Wednesday, January 20, 2021

What's in a Meeting

It is important to be aware of and honest about our flaws and biases. To that end, I have an obligation to tell my readership: I like meetings. 

Have you ever spent time thinking about what a meeting is, what defines the concept in a work environment? It is a specific time, with specific people, to discuss specific topics. How gloriously efficient is that? Let's make sure everyone knows when it is happening. No one will suddenly find themselves in a conversation they did not know they would be having.  Let's get the right people in the room, the ones who need to be part of this discussion in order to have the best possible outcomes. Let's tell everyone what we will be discussing. That will help them direct their thoughts and be ready to engage in deep, meaningful discussion and analysis. In an even moderately busy work environment, meetings are an absolute necessity for getting things done with our limited time. They are a truly wonderful invention.

Okay, if you live in the same world I do, the concepts "gloriously efficient" and "meetings" have never crossed your mind together before. 

Let me revise the statement I made at the top of the post: I like the idea of meetings. Most meetings are terrible, nails-on-the-chalkboard frustrating, in no small part because they could be so much better. It is like taking a bite of a cookie and discovering it was made with salt instead of sugar. And then being told that you have to eat the whole thing, once a week until you retire.

Meetings are successful when they achieve the definition above, when they specify time, specify people, and specify topic. Virtually every bad meeting is bad because it fails to achieve one of those three elements.

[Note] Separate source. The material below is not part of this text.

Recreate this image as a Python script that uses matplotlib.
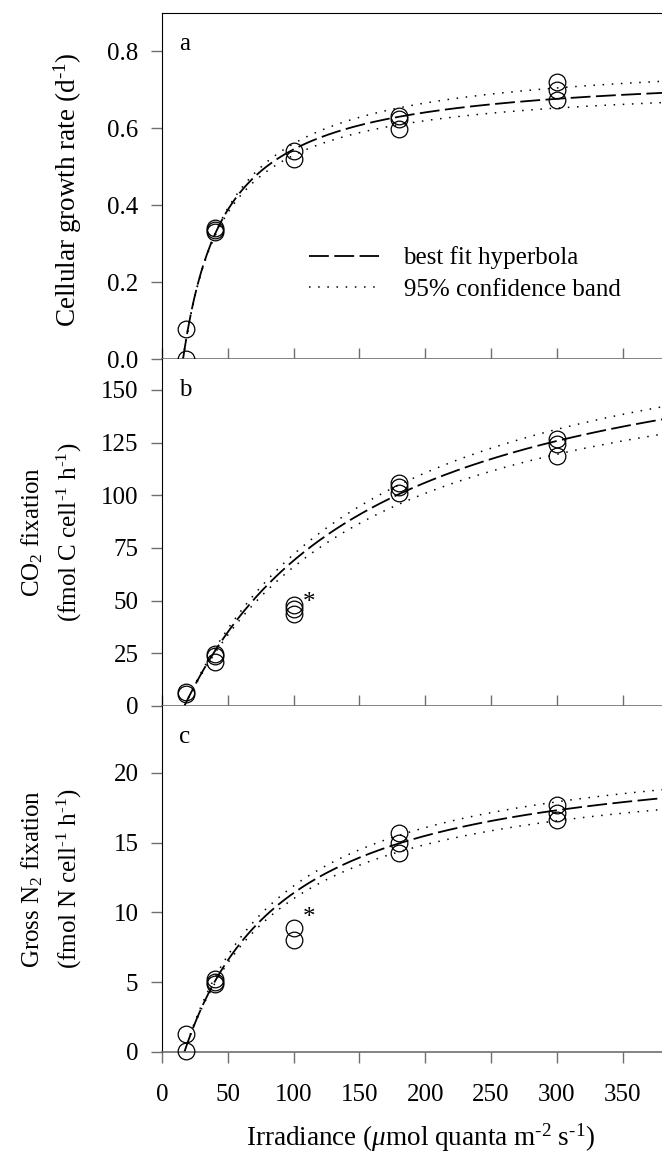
import numpy as np
import matplotlib
matplotlib.use("Agg")
import matplotlib.pyplot as plt
from matplotlib.lines import Line2D

plt.rcParams['font.family'] = ['Liberation Serif', 'DejaVu Serif']
plt.rcParams['mathtext.fontset'] = 'custom'
plt.rcParams['mathtext.rm'] = 'Liberation Serif'
plt.rcParams['mathtext.it'] = 'Liberation Serif:italic'
plt.rcParams['font.size'] = 18

# measured points (irradiance, value)
irr_a = [18, 18, 40, 40, 40, 100, 100, 180, 180, 180, 300, 300, 300]
growth = [0.0, 0.077, 0.342, 0.336, 0.331, 0.54, 0.521, 0.633, 0.625, 0.597, 0.72, 0.70, 0.675]

irr_b = [18, 18, 40, 40, 40, 100, 100, 100, 180, 180, 180, 300, 300, 300]
co2 = [6.5, 5.5, 24.5, 23.5, 21.0, 48.0, 46.0, 43.5, 106.0, 104.0, 101.0, 126.5, 124.5, 118.5]

irr_c = [18, 18, 40, 40, 40, 100, 100, 180, 180, 180, 300, 300, 300]
n2 = [0.05, 1.3, 5.25, 5.0, 4.9, 8.9, 8.0, 15.7, 15.0, 14.25, 17.7, 17.1, 16.6]

# hyperbola fit parameters (Pmax, K, I0) for fit, upper and lower band
fit_a = [(0.753, 32.0, 16), (0.791, 34.6, 16), (0.723, 30.6, 16)]
fit_b = [(191.0, 146.7, 17), (199.5, 147.0, 17), (179.9, 143.2, 17)]
fit_c = [(22.1, 78.0, 17), (22.7, 75.3, 17), (21.0, 75.6, 17)]

ylims = [(0, 0.9), (0, 164.7), (0, 24.8)]
yticks = [[0.0, 0.2, 0.4, 0.6, 0.8], [0, 25, 50, 75, 100, 125, 150], [0, 5, 10, 15, 20]]
yfmt = ['%.1f', '%d', '%d']
letters = ['a', 'b', 'c']
xticks = [0, 50, 100, 150, 200, 250, 300, 350]

W, H = 662, 1152
fig = plt.figure(figsize=(W / 100, H / 100), dpi=100)
left = 162 / W
tops = [13, 359, 706]
bots = [359, 706, 1052]
gray = '#6e6e6e'

axs = []
for i in range(3):
    ax = fig.add_axes([left, 1 - bots[i] / H, 1 - left, (bots[i] - tops[i]) / H])
    axs.append(ax)

data = [(irr_a, growth, fit_a), (irr_b, co2, fit_b), (irr_c, n2, fit_c)]

def hyper(I, p):
    P, K, I0 = p
    return P * (I - I0) / (K + I - I0)

for i, ax in enumerate(axs):
    xs, ys, fits = data[i]
    xx = np.linspace(fits[0][2], 380, 300)
    l, = ax.plot(xx, hyper(xx, fits[0]), color='black', lw=1.3, clip_on=False)
    l.set_dashes((11, 3))
    for p in fits[1:]:
        xb = np.linspace(p[2], 380, 300)
        d, = ax.plot(xb, hyper(xb, p), color='black', lw=1.1)
        d.set_dashes((1, 5))
    ax.plot(xs, ys, 'o', ms=12, mfc='none', mec='black', mew=0.9, clip_on=False, zorder=5)

    ax.set_xlim(0, 380)
    ax.set_ylim(*ylims[i])
    ax.set_yticks(yticks[i])
    ax.set_yticklabels([yfmt[i] % v for v in yticks[i]])
    ax.set_xticks(xticks)
    ax.spines['right'].set_visible(False)
    ax.spines['left'].set_color('black')
    ax.spines['bottom'].set_color(gray)
    ax.spines['bottom'].set_linewidth(1.2)
    ax.spines['top'].set_visible(i == 0)
    ax.tick_params(axis='y', direction='out', length=8, width=1, color=gray, pad=9)
    if i < 2:
        ax.tick_params(axis='x', direction='in', length=8, width=1, color=gray, labelbottom=False)
    else:
        ax.tick_params(axis='x', direction='out', length=8, width=1, color=gray, pad=15)
    ax.text(0.035, 0.91, letters[i], transform=ax.transAxes, fontsize=18, ha='left', va='center')

# asterisks for the 100 umol points
axs[1].text(107, 49, '*', fontsize=18, ha='left', va='center')
axs[2].text(107, 9.6, '*', fontsize=18, ha='left', va='center')

# y labels
fig.text(68 / W, 1 - 190 / H, r'Cellular growth rate (d$^{\text{-1}}$)', rotation=90,
         ha='center', va='center', fontsize=19.5)
fig.text(52 / W, 1 - 532 / H, 'CO$_2$ fixation\n' + r'(fmol C cell$^{\text{-1}}$ h$^{\text{-1}}$)',
         rotation=90, ha='center', va='center', multialignment='center', linespacing=1.45)
fig.text(52 / W, 1 - 879 / H, 'Gross N$_2$ fixation\n' + r'(fmol N cell$^{\text{-1}}$ h$^{\text{-1}}$)',
         rotation=90, ha='center', va='center', multialignment='center', linespacing=1.45)
fig.text(420 / W, 1 - 1138 / H, r'Irradiance ($\mathit{\mu}$mol quanta m$^{\text{-2}}$ s$^{\text{-1}}$)',
         ha='center', va='center', fontsize=19.5)

# legend
h1 = Line2D([], [], color='black', lw=1.3)
h1.set_dashes((11, 3))
h2 = Line2D([], [], color='black', lw=1.1)
h2.set_dashes((1, 5))
axs[0].legend([h1, h2], ['best fit hyperbola', '95% confidence band'], frameon=False,
              loc='upper left', bbox_to_anchor=(296 / W, 1 - 234 / H), bbox_transform=fig.transFigure,
              handlelength=2.8, handletextpad=1.0, labelspacing=0.35, borderpad=0, fontsize=18)

fig.savefig('out.png', dpi=100)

Specify topics: I know of a friend who attended an all day meeting once per month (6.5 hours not including breaks). The agenda would often have items like "updates from x, y, and z departments" or "management activity." Now, I'm sure the organizers of the meeting knew what that meant. It was totally unhelpful to my friend, however. To successfully capture the "specify topics" element of a meeting, you must do so for everyone in attendance. The goal is that people come prepared to meaningfully engage. That may mean discussion, taking down notes to execute a new process, coming to a decision, etc. Regardless of the activity in the meeting, people must prepare themselves in advance in order to be successful. Put time into crafting your agenda. Consider how topics will proceed. Give your attendees a real sense for what will be discussed. 

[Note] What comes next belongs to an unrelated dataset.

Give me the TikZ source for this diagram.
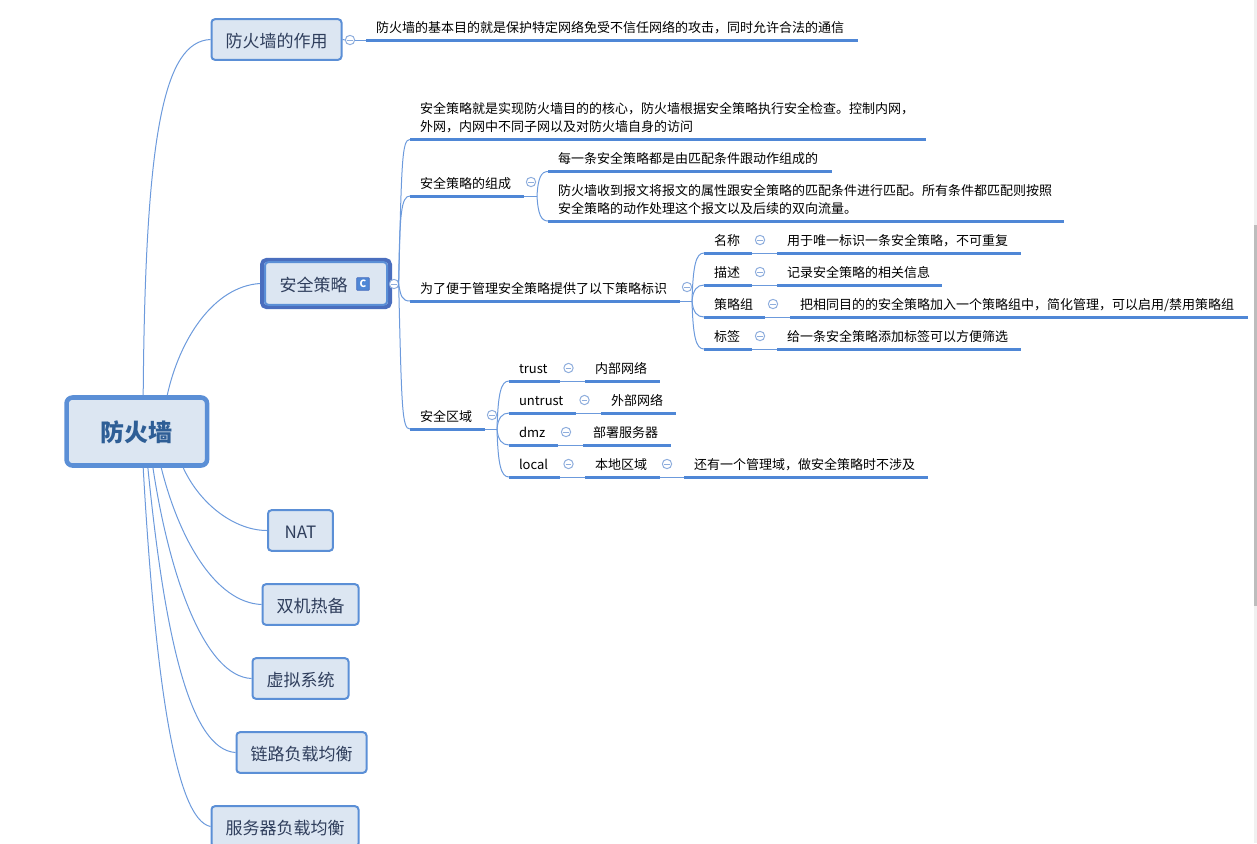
\documentclass[tikz,border=0pt]{standalone}
\usepackage{fontspec}
\setmainfont{Noto Sans CJK SC}
\usetikzlibrary{positioning}
\definecolor{boxfill}{HTML}{DCE6F2}
\definecolor{boxline}{HTML}{5B8FD6}
\definecolor{barblue}{HTML}{4F87D6}
\definecolor{linkblue}{HTML}{6C9ADC}
\definecolor{foldblue}{HTML}{8FAEDD}
\definecolor{selblue}{HTML}{4A6EBE}
\definecolor{topicink}{HTML}{2F3E5C}
\definecolor{rootink}{HTML}{2E5E96}

\begin{document}
\begin{tikzpicture}[
x=.75pt, y=-.75pt,
root/.style={draw=boxline, fill=boxfill, rounded corners=4.5pt, line width=3.4pt, minimum width=105.4pt, minimum height=51pt, text height=17.5pt, text depth=2.2pt, text=rootink, font=\fontsize{18}{20}\selectfont\bfseries},
topic/.style={draw=boxline, fill=boxfill, rounded corners=2.5pt, line width=1.5pt, inner xsep=10.5pt, minimum height=30.4pt, text height=13.5pt, text depth=1.5pt, text=topicink, font=\fontsize{12.75}{15}\selectfont},
selframe/.style={draw=selblue, rounded corners=3.5pt, line width=3pt, minimum width=96pt, minimum height=35.5pt},
badge/.style={draw=selblue, fill=barblue, rounded corners=.6pt, line width=.6pt, minimum size=9.5pt, inner sep=0pt, text=white, font=\fontsize{7.5}{8}\selectfont\bfseries},
leaf/.style={anchor=south west, inner xsep=0pt, inner ysep=0pt, outer sep=0pt, text width=#1*.75pt, align=left, font=\fontsize{9.75}{13.75}\selectfont,
  execute at begin node={\leftskip=7.5pt}, execute at end node={\rule[-5.7pt]{0pt}{5.7pt}},
  append after command={(\tikzlastnode.south west) edge[barline] (\tikzlastnode.south east)}},
barline/.style={draw=barblue, line width=2.25pt},
link/.style={draw=linkblue, line width=.75pt},
fold/.style={circle, draw=foldblue, fill=white, line width=.75pt, minimum size=7pt, inner sep=0pt, outer sep=0pt,
  path picture={\draw[foldblue, line width=.75pt] ([xshift=1.3pt]path picture bounding box.west) -- ([xshift=-1.3pt]path picture bounding box.east);}}
]

\useasboundingbox (0,0) rectangle (1257,843);
\clip (0,0) rectangle (1257,843);

\fill[black!6] (1254,0) rectangle (1257,843);
\fill[black!26] (1254,225) rectangle (1257,606);

\node[root] (wall) at (136.8,431.5) {防火墙};
\node[topic] (role) at (276.5,39.5) {防火墙的作用};
\node[selframe] (secureframe) at (326,283.5) {};
\node[topic, minimum width=91.5pt, minimum height=32pt] (secure) at (326,283.5) {安全策略\hspace*{18.75pt}};
\node[badge] (cmark) at (363,284) {C};
\node[topic, minimum width=48.7pt] (nat) at (300.5,530.5) {NAT};
\node[topic] (backup) at (310.5,604.5) {双机热备};
\node[topic] (vsys) at (300.5,678.5) {虚拟系统};
\node[topic] (linklb) at (301.5,752.5) {链路负载均衡};
\node[topic] (serverlb) at (285,826.5) {服务器负载均衡};

\node[fold] (foldrole) at (350,40) {};
\node[leaf=492] (rolenote) at (366,40) {防火墙的基本目的就是保护特定网络免受不信任网络的攻击，同时允许合法的通信};

\node[fold] (foldsecure) at (394,284) {};
\node[leaf=516] (policy) at (410,139.5) {安全策略就是实现防火墙目的的核心，防火墙根据安全策略执行安全检查。控制内网，\\外网，内网中不同子网以及对防火墙自身的访问};
\node[leaf=114] (parts) at (410,196) {安全策略的组成};
\node[leaf=270] (marks) at (410,301) {为了便于管理安全策略提供了以下策略标识};
\node[leaf=74.5] (zones) at (410,429) {安全区域};

\node[fold] (foldparts) at (531,182) {};
\coordinate (partsfork) at (537,196);
\node[leaf=284] (partsone) at (548,171.5) {每一条安全策略都是由匹配条件跟动作组成的};
\node[leaf=516] (partstwo) at (548,221) {防火墙收到报文将报文的属性跟安全策略的匹配条件进行匹配。所有条件都匹配则按照\\安全策略的动作处理这个报文以及后续的双向流量。};

\node[fold] (foldmarks) at (687,287) {};
\coordinate (marksfork) at (692,301);
\node[leaf=48] (name) at (704,253) {名称};
\node[leaf=48, below=24pt of name.south west, anchor=south west] (desc) {描述};
\node[leaf=61, below=24pt of desc.south west, anchor=south west] (group) {策略组};
\node[leaf=48, below=24pt of group.south west, anchor=south west] (tag) {标签};
\node[leaf=244, right=18.75pt of name.south east, anchor=south west] (nameval) {用于唯一标识一条安全策略，不可重复};
\node[leaf=165, right=18.75pt of desc.south east, anchor=south west] (descval) {记录安全策略的相关信息};
\node[leaf=458, right=18.75pt of group.south east, anchor=south west] (groupval) {把相同目的的安全策略加入一个策略组中，简化管理，可以启用/禁用策略组};
\node[leaf=244, right=18.75pt of tag.south east, anchor=south west] (tagval) {给一条安全策略添加标签可以方便筛选};
\node[fold] (foldname) at (760,240) {};
\node[fold] (folddesc) at (760,272) {};
\node[fold] (foldgroup) at (773,304) {};
\node[fold] (foldtag) at (760,336) {};

\node[fold] (foldzones) at (492,415) {};
\coordinate (zonesfork) at (497,429);
\node[leaf=51] (trust) at (509,381) {trust};
\node[leaf=67, below=24pt of trust.south west, anchor=south west] (untrust) {untrust};
\node[leaf=49, below=24pt of untrust.south west, anchor=south west] (dmz) {dmz};
\node[leaf=51, below=24pt of dmz.south west, anchor=south west] (local) {local};
\node[leaf=75, right=18.75pt of trust.south east, anchor=south west] (trustval) {内部网络};
\node[leaf=75, right=18.75pt of untrust.south east, anchor=south west] (untrustval) {外部网络};
\node[leaf=88, right=18.75pt of dmz.south east, anchor=south west] (dmzval) {部署服务器};
\node[leaf=75, right=18.75pt of local.south east, anchor=south west] (localval) {本地区域};
\node[leaf=244, right=18pt of localval.south east, anchor=south west] (localnote) {还有一个管理域，做安全策略时不涉及};
\node[fold] (foldtrust) at (568.5,368) {};
\node[fold] (folduntrust) at (584.5,400) {};
\node[fold] (folddmz) at (566,432) {};
\node[fold] (foldlocal) at (568.5,464) {};
\node[fold] (foldlocalval) at (667,464) {};

\draw[link] (wall.80) .. controls +(2,-265) and +(-46,2) .. (role.west);
\draw[link] (wall.50) .. controls +(12,-55) and +(-47,3) .. (secureframe.west);
\draw[link] (wall.-38) .. controls +(17,37) and +(-32,0) .. (nat.west);
\draw[link] (wall.-56) .. controls +(18,72) and +(-46,-2) .. (backup.west);
\draw[link] (wall.-66) .. controls +(17,112) and +(-46,-2) .. (vsys.west);
\draw[link] (wall.-73) .. controls +(17,172) and +(-45,-3) .. (linklb.west);
\draw[link] (wall.-80) .. controls +(12,212) and +(-35,-7) .. (serverlb.west);

\draw[link] (role.east) -- (foldrole.west);
\draw[link] (foldrole.east) -- (rolenote.south west);

\draw[link] (foldsecure.east) .. controls +(3,-125) and +(-8,0) .. (policy.south west);
\draw[link] (foldsecure.east) .. controls +(1,-70) and +(-9,0) .. (parts.south west);
\draw[link] (foldsecure.east) .. controls +(2,12) and +(-8,0) .. (marks.south west);
\draw[link] (foldsecure.east) .. controls +(3,125) and +(-8,0) .. (zones.south west);

\draw[link] (parts.south east) -- (partsfork);
\draw[link] (partsfork) .. controls +(1,-18) and +(-7,0) .. (partsone.south west);
\draw[link] (partsfork) .. controls +(1,18) and +(-7,0) .. (partstwo.south west);

\draw[link] (marks.south east) -- (marksfork);
\draw[link] (marksfork) .. controls +(1,-36) and +(-8,0) .. (name.south west);
\draw[link] (marksfork) .. controls +(1,-11) and +(-7,0) .. (desc.south west);
\draw[link] (marksfork) .. controls +(1,11) and +(-7,0) .. (group.south west);
\draw[link] (marksfork) .. controls +(1,36) and +(-8,0) .. (tag.south west);
\draw[link] (name.south east) -- (nameval.south west);
\draw[link] (desc.south east) -- (descval.south west);
\draw[link] (group.south east) -- (groupval.south west);
\draw[link] (tag.south east) -- (tagval.south west);

\draw[link] (zones.south east) -- (zonesfork);
\draw[link] (zonesfork) .. controls +(1,-36) and +(-8,0) .. (trust.south west);
\draw[link] (zonesfork) .. controls +(1,-11) and +(-7,0) .. (untrust.south west);
\draw[link] (zonesfork) .. controls +(1,11) and +(-7,0) .. (dmz.south west);
\draw[link] (zonesfork) .. controls +(1,36) and +(-8,0) .. (local.south west);
\draw[link] (trust.south east) -- (trustval.south west);
\draw[link] (untrust.south east) -- (untrustval.south west);
\draw[link] (dmz.south east) -- (dmzval.south west);
\draw[link] (local.south east) -- (localval.south west);
\draw[link] (localval.south east) -- (localnote.south west);

\end{tikzpicture}
\end{document}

Specify people: It matters who comes to a meeting. You will get wildly different engagement out of the same person, with the same amount of preparation, depending on who else is with them. Small groups elicit more candid input. More levels of management in the room will increase formality and make people more careful of what they say. Same goes for having unfamiliar people in attendance. 

I worked at an organization that had a monthly meeting for all site managers--the bosses who supervised the front-line customer service staff at each location of the organization. There were 10 site managers. This meeting routinely had almost 25 people in attendance. That is standing attendance, not guests. There were the 10 site managers, their 3 bosses, their boss, 7 managers of other departments in the organization, and 2-3 subordinates to the site managers. The meetings were dreadful. Almost every topic was met with stone silence or milquetoast agreement. There were just too many interpersonal relationships to track, too much potential for saying something wrong. Only the most confident or the most ignorant attendees felt comfortable stating their opinions. The organizers had totally lost the plot when it comes to specifying people.

Specify Time: This element is more encompassing than it seems. It is not enough to say "the meeting starts at 9:00" or even "the meeting starts at 9:00 and ends at 10:00." Specifying time means setting clear expectations about how every moment of the meeting will be used, then enforcing that expectation. Virtually all meetings, even the productive ones, fail to fully achieve the element of specifying time. A good agenda can get you half way there. You must actively facilitate the meeting to get the other half. This means tabling topics when necessary, articulating the purpose of each agenda item, drawing out the quiet attendees and reining in the talkers, and, above all, sticking to the times you set. 

There is a great deal more to cover with meetings. Many other topics, and this is only a brief overview of what it truly means to specify time, specify people, and specify topics. For instance, "specify people" also includes giving people clear indications for how to act in meetings, providing feedback regarding engagement, and so on. For now, take a moment to reflect on your meetings. Look for ways to more fully achieve these three elements in the ones you run.